8. Top shot of band marching
9. Close of percussionists
10. Mid of group of party revellers posing for the camera
11. High angle pan of crowd and band playing and marching on
12. Mid of party revellers posing for the camera
13. Mid of couple kissing
14. SOUNDBITE: (Spanish) Florenza de Lucio, Argentinian tourist
"The Rio carnival is the best in the world and we love The Beatles."
15. Various of band members playing in parade
16. Wide of musicians playing on top of open bus
17. Zoom out of crowd
18. Wide of crowd
19. High angle pan of crowd from the top of the bus
Beatles fans got a special treat during Monday's continuing carnival celebrations in Rio de Janeiro.

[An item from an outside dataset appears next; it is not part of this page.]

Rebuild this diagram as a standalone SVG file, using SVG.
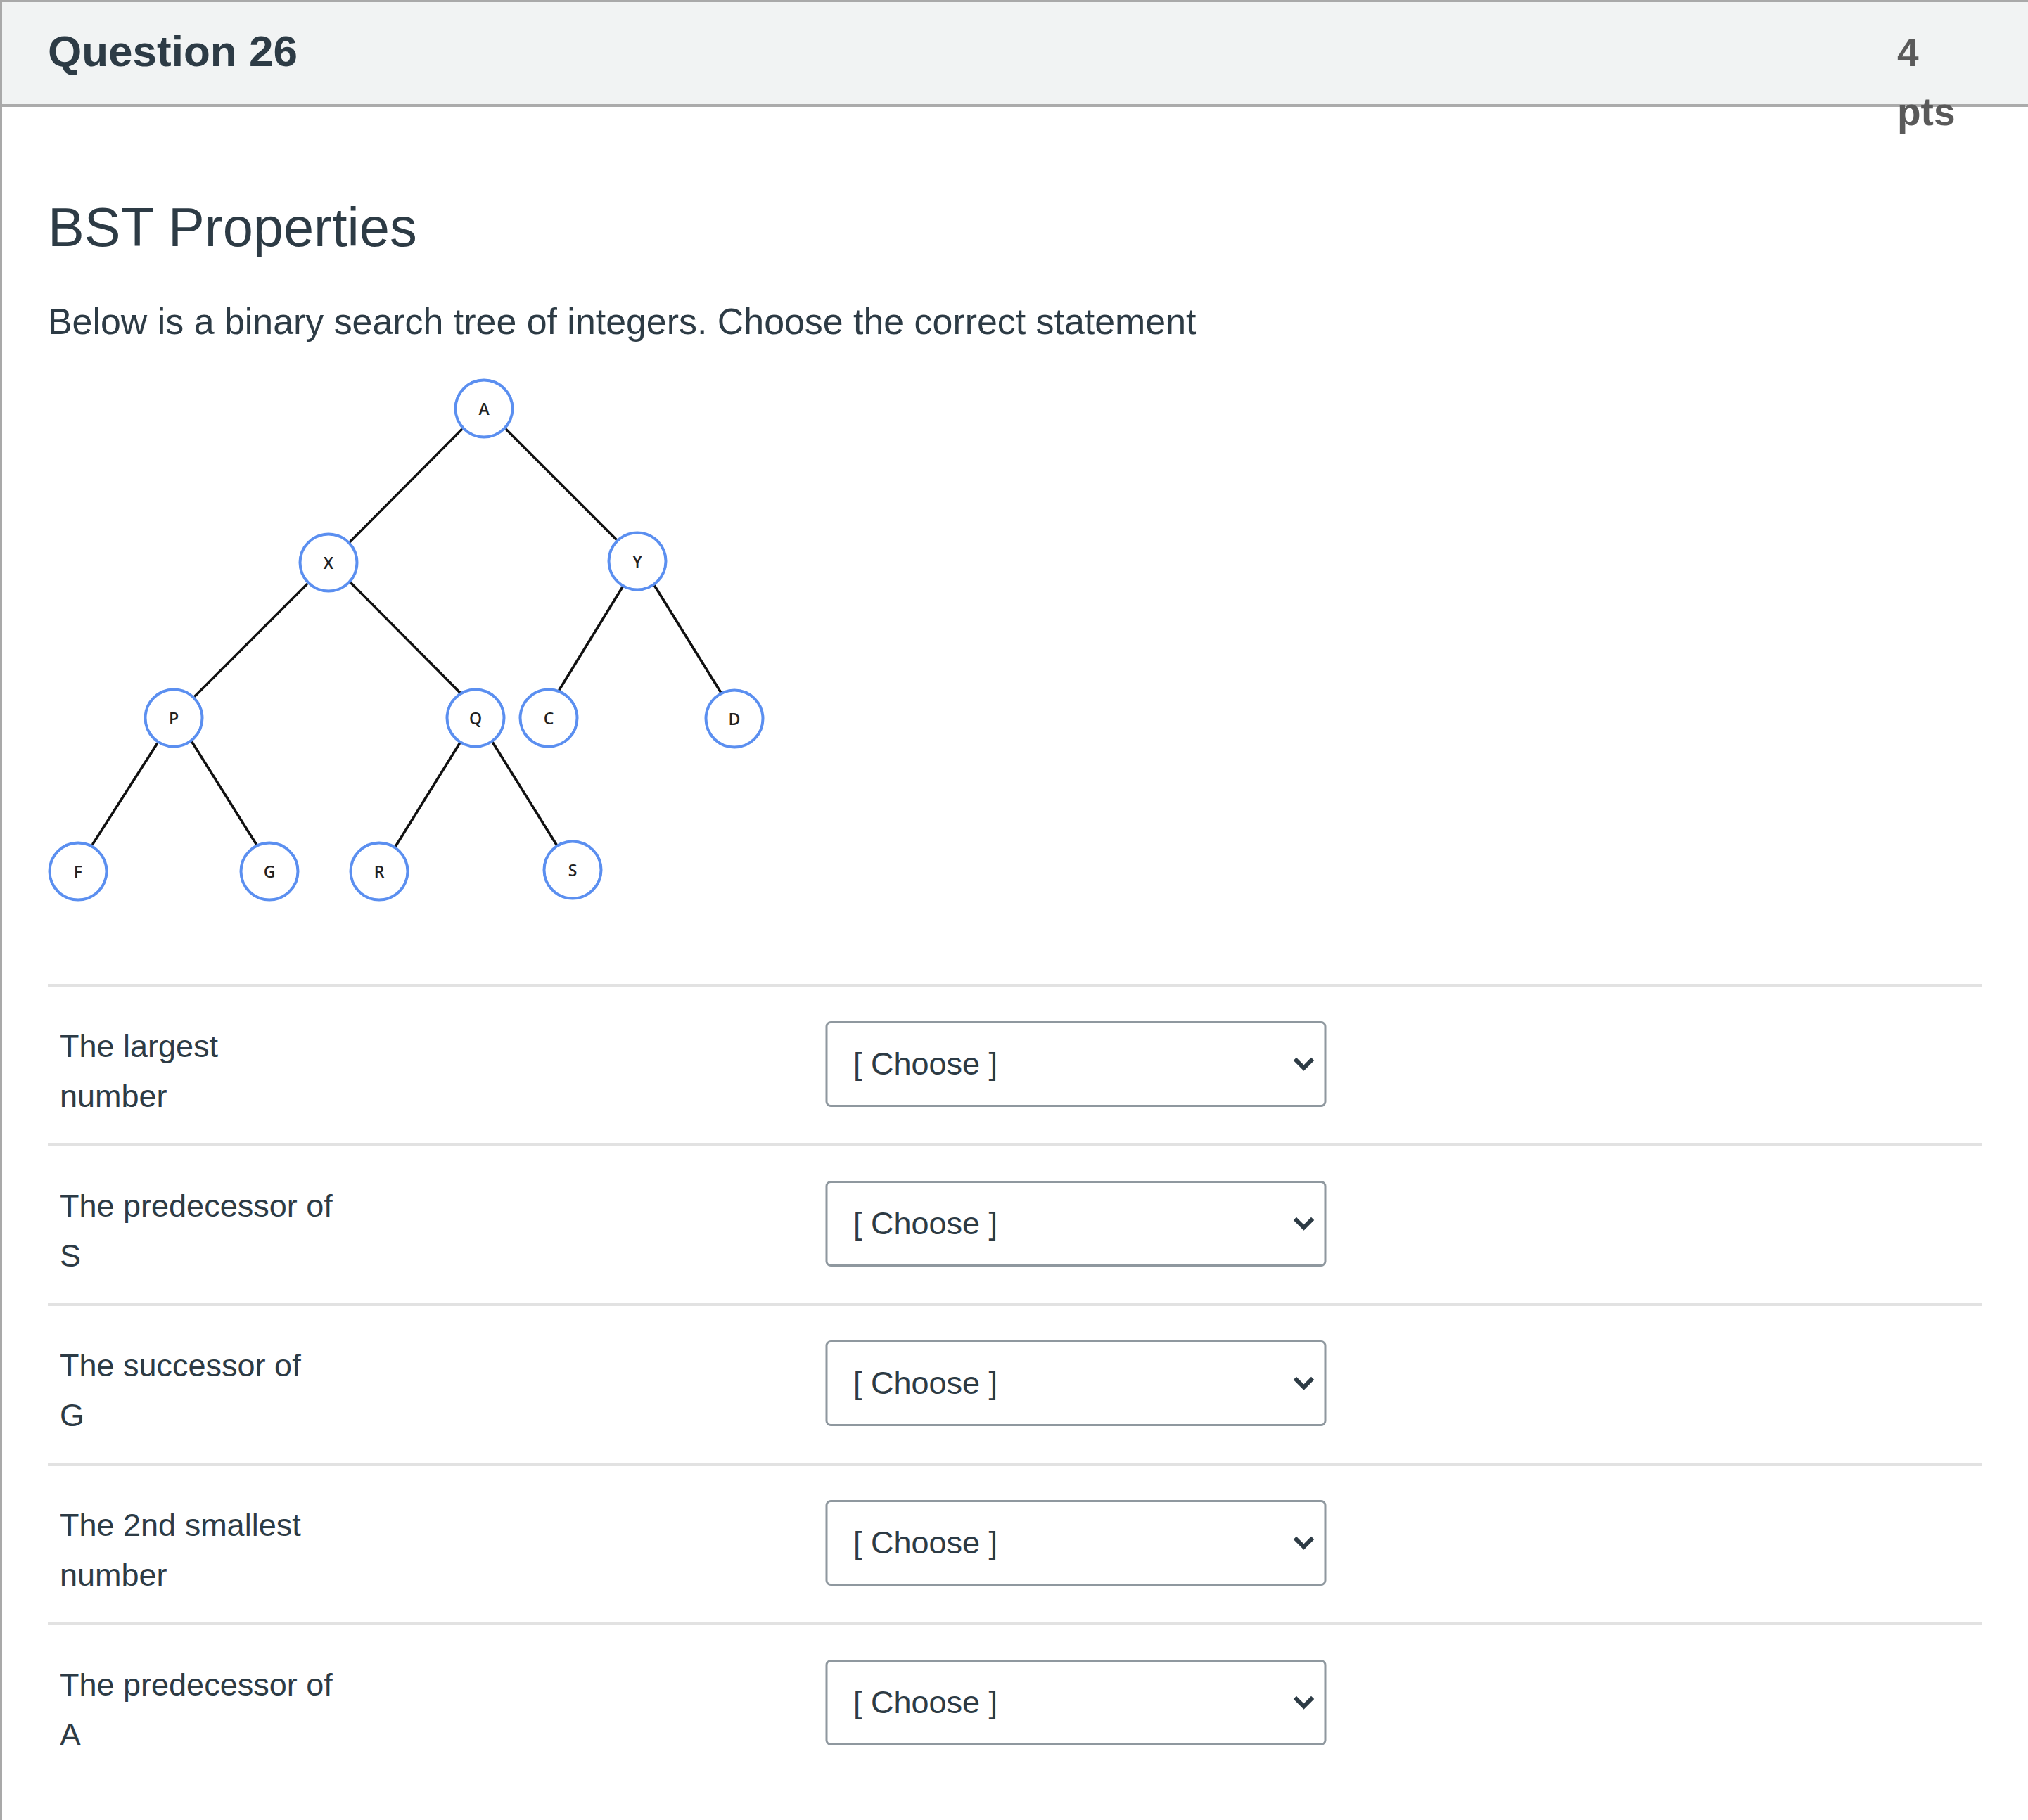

Thousands of revellers came down to Flamengo Beach to join the"Sargento Pimenta," (Portuguese for "Sergeant Pepper") street parade.
As the name suggests, the party's theme was the legendary sixties band The Beatles and their 1967 album, Sergeant Pepper.
Renditions of famous songs like "Twist and Shout" and "All You Need Is Love," were played to the crowds with a Brazilian twist.
As many as 850,000 tourists descend on Rio for the five-day-long Carnival free-for-all.
"Sargento Pimenta", the brainchild of music-loving doctor Gustavo Gitelman, is one of more than 400 raucous street parties that spring up throughout Rio de Janeiro during Carnival season.
Gitelman quickly rounded up an enthusiastic group of Beatles aficionados - so many, in fact that the Fab Four became more of a Fab 70 at the party's debut last year.
"The message in their songs has everything to do with what Carnival is all about," he said.
On Monday, a dozen or so singers dressed in T-shirts hung with gilded epaulettes like those on the "Sergeant Pepper's Lonely Hearts Club Band" album cover belted out a medley from atop a sound-truck.
The percussion band that accompanied them was swallowed up in the sea of humanity that turned out for the show, but their rhythms rocked the crowd.